### Given instruction
Retype the run of lines that opens with the line containing "Emit a Python" and closes with the line containing "plt.rcParams['font.family'] = ['Liberation", exactly and inclusively, but skip the pictures.

### Records for this exercise
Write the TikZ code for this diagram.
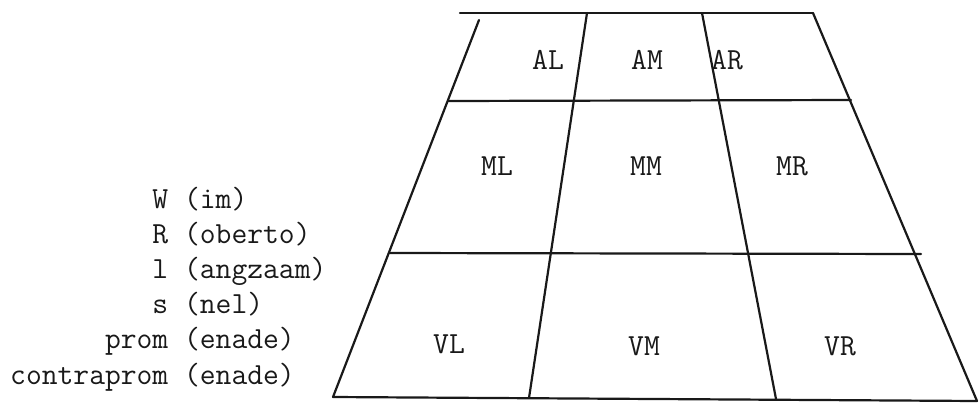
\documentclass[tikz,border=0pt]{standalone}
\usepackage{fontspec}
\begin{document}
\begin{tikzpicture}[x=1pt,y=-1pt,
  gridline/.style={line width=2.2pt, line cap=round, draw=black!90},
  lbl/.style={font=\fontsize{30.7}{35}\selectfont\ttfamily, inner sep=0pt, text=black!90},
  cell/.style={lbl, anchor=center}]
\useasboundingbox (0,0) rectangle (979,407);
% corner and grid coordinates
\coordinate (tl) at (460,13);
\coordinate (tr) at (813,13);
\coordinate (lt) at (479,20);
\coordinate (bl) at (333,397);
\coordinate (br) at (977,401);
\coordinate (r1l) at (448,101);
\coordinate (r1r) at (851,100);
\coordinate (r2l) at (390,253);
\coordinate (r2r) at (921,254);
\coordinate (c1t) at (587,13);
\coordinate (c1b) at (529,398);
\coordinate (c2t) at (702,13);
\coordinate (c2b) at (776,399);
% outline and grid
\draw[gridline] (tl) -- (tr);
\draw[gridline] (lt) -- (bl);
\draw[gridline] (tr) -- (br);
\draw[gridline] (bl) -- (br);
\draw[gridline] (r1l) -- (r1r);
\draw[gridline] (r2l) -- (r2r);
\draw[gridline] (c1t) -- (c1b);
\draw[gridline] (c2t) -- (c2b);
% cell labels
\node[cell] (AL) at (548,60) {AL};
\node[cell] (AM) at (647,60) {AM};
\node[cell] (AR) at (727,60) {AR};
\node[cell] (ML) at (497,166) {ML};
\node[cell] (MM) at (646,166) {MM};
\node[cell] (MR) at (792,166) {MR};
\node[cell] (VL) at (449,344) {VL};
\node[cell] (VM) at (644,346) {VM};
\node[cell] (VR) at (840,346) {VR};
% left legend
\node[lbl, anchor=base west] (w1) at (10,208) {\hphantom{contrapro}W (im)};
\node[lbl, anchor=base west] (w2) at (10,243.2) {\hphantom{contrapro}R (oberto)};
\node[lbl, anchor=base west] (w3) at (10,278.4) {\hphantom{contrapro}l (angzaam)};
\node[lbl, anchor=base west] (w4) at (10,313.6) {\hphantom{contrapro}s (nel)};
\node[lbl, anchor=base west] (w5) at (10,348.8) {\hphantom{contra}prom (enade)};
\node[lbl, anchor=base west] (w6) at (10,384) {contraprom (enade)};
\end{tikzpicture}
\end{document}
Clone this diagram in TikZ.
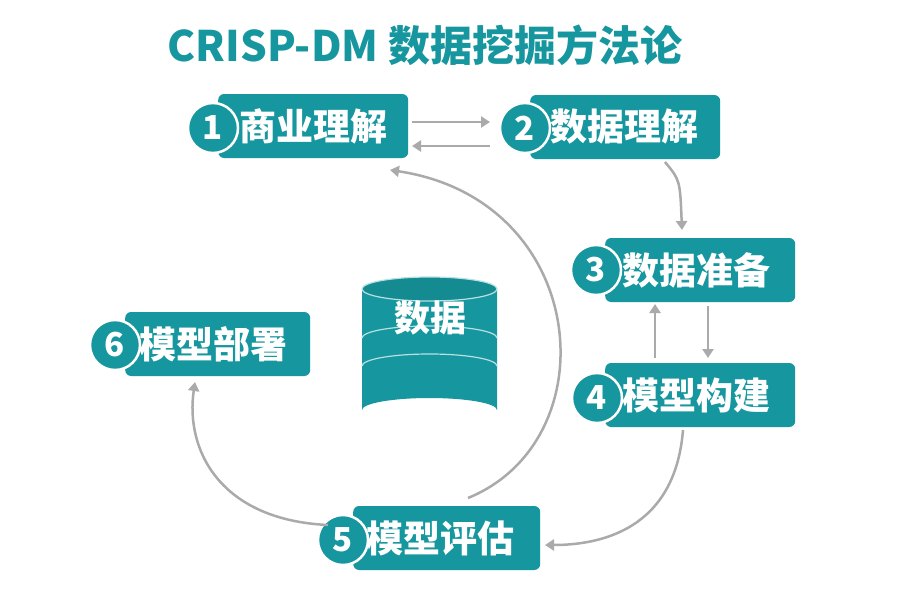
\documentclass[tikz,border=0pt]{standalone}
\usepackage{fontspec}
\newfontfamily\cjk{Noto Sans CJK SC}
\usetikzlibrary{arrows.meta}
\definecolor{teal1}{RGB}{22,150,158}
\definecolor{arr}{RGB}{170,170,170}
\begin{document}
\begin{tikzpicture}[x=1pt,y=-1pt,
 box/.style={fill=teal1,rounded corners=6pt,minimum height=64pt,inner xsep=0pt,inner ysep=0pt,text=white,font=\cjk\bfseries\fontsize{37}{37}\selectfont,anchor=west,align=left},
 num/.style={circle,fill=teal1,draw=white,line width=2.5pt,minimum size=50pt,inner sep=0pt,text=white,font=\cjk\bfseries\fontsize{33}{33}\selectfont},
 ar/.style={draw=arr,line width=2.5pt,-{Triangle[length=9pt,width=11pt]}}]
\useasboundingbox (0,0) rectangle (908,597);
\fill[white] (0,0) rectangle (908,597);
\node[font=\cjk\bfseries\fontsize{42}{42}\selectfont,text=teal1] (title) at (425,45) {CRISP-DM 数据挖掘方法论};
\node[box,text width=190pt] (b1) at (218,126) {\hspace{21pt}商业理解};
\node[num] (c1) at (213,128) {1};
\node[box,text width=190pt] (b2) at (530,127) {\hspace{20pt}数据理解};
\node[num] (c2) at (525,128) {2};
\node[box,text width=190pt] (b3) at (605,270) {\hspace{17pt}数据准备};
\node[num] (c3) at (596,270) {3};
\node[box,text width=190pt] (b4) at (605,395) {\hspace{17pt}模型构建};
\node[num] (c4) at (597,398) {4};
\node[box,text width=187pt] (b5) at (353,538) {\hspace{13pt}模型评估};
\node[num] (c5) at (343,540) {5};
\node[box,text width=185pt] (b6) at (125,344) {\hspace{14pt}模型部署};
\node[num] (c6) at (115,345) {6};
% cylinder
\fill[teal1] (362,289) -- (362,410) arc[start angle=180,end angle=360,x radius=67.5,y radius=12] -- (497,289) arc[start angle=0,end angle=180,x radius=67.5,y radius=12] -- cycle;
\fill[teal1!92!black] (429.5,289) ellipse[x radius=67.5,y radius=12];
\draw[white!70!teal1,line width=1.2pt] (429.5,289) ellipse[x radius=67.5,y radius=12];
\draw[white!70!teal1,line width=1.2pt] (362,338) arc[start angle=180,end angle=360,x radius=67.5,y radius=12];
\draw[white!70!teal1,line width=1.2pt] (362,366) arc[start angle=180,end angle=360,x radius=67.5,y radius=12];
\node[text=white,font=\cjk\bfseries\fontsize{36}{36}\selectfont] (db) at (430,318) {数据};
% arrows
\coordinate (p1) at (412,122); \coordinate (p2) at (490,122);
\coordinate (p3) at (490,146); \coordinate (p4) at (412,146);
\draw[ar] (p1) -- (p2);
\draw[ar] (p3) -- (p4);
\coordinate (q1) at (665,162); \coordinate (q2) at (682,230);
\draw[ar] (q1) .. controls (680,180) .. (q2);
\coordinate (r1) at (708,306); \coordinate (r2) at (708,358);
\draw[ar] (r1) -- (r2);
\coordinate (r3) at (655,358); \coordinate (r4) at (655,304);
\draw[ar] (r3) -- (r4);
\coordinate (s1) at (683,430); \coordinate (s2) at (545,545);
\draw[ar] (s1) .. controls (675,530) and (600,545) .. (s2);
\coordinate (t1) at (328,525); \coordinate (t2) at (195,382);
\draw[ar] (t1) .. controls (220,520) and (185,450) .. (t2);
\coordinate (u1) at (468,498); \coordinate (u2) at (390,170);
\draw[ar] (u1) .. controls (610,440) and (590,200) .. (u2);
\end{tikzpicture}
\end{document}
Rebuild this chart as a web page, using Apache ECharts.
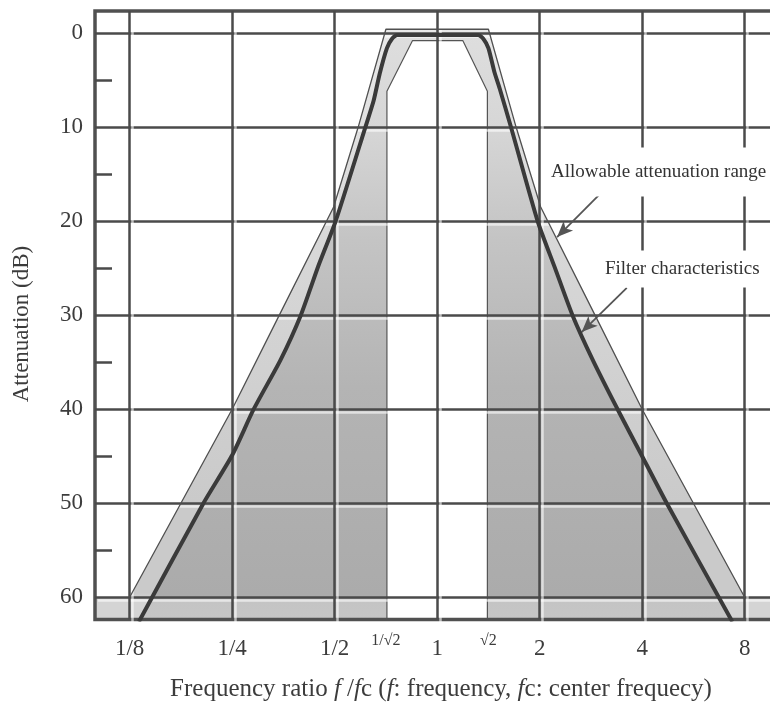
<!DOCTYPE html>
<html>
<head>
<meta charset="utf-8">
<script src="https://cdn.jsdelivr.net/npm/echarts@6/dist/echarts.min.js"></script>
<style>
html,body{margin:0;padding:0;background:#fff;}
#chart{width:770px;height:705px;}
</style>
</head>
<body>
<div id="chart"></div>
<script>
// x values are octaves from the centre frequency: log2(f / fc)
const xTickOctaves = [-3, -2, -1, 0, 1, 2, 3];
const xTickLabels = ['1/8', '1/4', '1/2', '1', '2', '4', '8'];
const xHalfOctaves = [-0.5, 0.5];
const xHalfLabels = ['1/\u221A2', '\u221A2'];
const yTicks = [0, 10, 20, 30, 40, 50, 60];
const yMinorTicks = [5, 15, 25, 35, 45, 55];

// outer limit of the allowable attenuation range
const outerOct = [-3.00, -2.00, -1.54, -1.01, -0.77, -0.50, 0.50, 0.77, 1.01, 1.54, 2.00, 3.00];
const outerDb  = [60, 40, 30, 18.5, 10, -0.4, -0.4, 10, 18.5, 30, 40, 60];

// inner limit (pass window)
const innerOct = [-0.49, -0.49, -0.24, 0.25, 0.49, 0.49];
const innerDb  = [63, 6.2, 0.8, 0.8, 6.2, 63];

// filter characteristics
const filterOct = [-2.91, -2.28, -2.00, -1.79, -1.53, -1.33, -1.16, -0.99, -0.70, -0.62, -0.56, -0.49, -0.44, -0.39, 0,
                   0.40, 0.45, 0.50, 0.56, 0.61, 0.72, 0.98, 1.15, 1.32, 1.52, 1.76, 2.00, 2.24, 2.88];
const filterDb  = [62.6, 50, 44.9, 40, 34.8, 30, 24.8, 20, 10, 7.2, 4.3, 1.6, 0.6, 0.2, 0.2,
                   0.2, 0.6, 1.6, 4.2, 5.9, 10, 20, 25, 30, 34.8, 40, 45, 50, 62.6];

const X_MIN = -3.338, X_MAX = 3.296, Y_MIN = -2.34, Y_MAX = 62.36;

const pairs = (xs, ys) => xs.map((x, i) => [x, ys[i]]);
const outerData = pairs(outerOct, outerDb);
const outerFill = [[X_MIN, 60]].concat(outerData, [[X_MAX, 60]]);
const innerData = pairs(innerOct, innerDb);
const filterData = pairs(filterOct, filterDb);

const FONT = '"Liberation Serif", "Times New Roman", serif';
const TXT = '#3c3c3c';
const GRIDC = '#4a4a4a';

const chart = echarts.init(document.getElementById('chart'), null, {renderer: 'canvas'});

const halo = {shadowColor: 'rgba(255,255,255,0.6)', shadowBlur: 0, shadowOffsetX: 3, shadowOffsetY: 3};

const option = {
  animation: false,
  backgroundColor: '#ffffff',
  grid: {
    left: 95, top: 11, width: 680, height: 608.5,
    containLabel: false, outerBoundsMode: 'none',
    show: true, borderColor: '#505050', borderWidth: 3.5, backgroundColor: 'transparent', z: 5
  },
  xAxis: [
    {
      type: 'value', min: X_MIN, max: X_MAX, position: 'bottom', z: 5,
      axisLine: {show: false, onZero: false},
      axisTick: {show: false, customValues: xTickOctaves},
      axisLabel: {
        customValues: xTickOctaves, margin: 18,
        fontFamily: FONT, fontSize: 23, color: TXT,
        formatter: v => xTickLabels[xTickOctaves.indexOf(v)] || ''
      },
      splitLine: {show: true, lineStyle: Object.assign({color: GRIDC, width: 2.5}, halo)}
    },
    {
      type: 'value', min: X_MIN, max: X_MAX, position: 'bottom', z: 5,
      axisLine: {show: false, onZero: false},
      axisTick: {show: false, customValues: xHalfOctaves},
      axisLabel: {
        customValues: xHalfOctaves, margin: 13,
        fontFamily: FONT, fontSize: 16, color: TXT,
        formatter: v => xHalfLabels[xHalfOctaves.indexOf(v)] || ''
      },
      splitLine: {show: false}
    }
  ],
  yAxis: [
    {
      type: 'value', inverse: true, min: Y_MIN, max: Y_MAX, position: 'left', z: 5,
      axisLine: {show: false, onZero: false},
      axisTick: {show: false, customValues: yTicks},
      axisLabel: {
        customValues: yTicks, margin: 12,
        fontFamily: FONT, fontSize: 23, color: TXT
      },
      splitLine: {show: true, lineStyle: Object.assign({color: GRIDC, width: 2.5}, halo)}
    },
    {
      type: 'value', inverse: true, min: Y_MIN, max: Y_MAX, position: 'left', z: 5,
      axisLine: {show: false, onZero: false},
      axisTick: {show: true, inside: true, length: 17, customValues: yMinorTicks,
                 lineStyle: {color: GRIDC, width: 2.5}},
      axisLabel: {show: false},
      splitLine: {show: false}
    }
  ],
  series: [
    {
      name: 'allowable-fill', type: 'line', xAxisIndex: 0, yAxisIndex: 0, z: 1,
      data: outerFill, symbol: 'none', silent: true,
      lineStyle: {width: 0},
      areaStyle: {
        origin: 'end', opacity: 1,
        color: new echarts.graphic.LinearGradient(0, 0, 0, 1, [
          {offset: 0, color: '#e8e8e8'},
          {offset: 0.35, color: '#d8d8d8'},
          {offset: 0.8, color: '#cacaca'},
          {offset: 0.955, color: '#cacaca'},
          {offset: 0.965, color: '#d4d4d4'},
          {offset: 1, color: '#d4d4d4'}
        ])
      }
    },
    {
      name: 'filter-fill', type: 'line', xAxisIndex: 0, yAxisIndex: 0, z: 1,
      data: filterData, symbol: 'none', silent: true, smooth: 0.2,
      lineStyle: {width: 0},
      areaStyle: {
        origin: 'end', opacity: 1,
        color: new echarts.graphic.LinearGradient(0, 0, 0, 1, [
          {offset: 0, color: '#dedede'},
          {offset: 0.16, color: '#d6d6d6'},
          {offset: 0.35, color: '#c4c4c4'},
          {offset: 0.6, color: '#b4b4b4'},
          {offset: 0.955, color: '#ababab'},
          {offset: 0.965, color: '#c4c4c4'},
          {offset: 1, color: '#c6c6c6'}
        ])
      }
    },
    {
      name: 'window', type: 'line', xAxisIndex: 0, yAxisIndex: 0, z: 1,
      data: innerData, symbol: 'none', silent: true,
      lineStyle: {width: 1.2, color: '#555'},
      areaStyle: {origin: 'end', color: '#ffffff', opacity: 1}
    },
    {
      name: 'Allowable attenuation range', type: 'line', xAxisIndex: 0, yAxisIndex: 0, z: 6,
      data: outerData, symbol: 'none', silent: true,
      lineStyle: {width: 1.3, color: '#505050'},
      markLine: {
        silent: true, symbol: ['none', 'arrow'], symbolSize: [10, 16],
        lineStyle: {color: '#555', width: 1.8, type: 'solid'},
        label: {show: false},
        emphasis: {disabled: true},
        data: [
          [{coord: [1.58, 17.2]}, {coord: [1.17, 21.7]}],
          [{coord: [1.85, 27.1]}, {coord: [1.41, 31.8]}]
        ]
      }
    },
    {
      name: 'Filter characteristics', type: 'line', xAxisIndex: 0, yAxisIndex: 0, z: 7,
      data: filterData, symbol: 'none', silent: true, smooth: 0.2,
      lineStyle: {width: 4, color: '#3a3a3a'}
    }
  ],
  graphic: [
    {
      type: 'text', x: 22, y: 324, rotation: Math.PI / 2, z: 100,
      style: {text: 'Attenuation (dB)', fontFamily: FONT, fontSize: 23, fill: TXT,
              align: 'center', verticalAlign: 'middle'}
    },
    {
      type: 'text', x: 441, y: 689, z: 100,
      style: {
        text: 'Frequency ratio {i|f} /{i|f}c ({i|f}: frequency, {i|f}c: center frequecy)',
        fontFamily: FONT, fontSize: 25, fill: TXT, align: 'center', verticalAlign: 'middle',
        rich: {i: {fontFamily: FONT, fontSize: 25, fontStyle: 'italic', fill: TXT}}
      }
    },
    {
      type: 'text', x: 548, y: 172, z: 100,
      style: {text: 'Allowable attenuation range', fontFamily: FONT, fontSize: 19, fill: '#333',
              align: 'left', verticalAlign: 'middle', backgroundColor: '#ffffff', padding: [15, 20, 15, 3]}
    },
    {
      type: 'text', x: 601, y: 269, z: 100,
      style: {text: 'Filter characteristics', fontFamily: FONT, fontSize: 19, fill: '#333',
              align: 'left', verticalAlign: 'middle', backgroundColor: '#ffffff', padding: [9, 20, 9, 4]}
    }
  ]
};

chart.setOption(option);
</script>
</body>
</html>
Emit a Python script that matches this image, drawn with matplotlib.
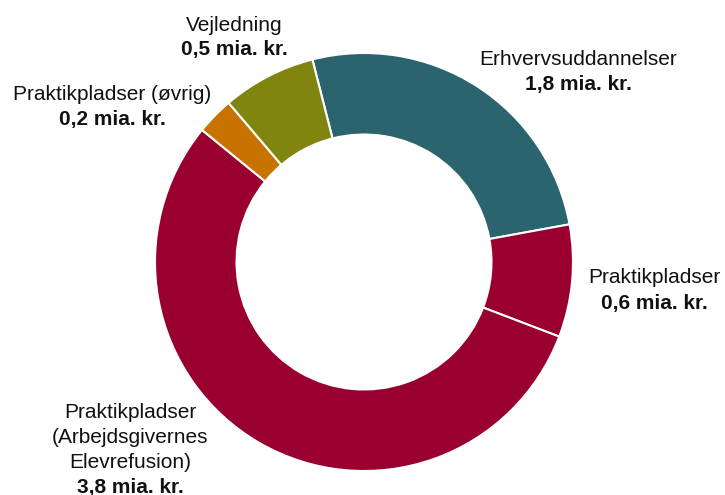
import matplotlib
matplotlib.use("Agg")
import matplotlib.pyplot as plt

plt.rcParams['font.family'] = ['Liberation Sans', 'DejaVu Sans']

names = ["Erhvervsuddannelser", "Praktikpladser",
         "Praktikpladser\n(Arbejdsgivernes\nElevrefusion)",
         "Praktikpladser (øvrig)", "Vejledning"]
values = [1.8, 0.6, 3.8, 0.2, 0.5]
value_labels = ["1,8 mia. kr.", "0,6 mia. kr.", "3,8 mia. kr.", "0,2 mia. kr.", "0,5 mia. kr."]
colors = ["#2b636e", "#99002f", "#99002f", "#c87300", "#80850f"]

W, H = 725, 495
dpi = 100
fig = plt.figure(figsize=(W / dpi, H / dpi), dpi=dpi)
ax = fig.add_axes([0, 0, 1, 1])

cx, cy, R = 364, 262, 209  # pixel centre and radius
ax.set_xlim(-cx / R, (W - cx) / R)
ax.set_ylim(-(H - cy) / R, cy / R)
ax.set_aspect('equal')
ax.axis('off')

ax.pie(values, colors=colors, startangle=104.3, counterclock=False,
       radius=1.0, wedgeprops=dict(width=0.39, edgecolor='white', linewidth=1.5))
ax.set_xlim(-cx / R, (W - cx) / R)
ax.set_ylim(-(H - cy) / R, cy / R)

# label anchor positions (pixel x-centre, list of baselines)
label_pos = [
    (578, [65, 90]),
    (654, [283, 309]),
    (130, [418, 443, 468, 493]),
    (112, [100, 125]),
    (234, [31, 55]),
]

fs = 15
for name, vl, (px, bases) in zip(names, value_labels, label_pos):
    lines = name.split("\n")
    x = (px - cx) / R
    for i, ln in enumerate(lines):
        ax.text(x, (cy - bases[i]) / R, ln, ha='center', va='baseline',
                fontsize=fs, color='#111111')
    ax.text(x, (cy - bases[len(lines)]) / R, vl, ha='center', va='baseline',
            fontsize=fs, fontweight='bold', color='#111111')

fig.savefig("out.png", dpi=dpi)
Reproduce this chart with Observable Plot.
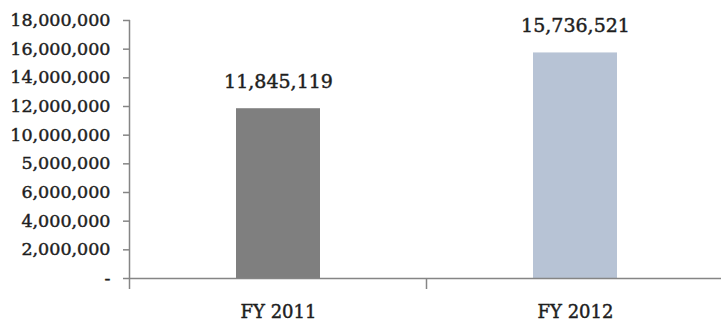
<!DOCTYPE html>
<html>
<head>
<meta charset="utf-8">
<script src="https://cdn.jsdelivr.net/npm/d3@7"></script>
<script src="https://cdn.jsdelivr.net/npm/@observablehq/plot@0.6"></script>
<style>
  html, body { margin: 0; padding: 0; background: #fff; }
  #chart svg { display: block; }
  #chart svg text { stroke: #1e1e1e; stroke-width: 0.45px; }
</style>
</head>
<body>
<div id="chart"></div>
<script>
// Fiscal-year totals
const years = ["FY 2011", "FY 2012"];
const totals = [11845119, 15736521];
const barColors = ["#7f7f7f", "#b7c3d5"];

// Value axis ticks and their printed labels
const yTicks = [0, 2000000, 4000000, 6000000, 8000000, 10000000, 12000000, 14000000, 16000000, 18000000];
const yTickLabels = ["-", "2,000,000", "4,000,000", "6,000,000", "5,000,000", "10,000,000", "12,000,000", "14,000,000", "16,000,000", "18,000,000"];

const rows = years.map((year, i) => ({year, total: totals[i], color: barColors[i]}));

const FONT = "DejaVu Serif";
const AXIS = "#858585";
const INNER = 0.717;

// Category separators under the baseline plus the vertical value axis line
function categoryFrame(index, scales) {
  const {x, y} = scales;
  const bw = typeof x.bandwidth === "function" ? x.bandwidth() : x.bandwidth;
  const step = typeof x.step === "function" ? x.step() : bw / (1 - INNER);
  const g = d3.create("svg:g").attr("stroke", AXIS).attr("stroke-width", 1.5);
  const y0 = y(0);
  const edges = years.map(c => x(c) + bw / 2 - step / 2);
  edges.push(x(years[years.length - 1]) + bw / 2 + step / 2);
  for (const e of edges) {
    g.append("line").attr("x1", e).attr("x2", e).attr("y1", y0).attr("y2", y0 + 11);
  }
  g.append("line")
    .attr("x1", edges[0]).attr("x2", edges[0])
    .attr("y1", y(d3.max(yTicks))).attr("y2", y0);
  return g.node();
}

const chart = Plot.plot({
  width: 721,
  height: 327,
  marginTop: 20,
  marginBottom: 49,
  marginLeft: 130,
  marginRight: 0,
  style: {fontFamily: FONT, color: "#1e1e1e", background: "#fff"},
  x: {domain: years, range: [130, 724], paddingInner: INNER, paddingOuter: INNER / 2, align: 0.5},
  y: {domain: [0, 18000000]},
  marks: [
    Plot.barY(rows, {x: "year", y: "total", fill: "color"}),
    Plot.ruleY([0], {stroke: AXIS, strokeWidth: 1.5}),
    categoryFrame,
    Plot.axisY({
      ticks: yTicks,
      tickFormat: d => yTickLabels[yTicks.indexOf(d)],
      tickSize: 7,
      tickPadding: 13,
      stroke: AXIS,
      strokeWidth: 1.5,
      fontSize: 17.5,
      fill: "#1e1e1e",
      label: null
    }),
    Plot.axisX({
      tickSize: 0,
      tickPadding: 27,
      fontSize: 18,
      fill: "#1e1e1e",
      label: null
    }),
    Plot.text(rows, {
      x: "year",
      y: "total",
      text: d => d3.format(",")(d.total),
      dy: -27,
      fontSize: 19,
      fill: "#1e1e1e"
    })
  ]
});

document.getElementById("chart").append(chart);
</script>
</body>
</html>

### Completed exercise
Emit a Python script that matches this image, drawn with matplotlib.
import matplotlib
matplotlib.use("Agg")
import matplotlib.pyplot as plt

plt.rcParams['font.family'] = ['Liberation Sans', 'DejaVu Sans']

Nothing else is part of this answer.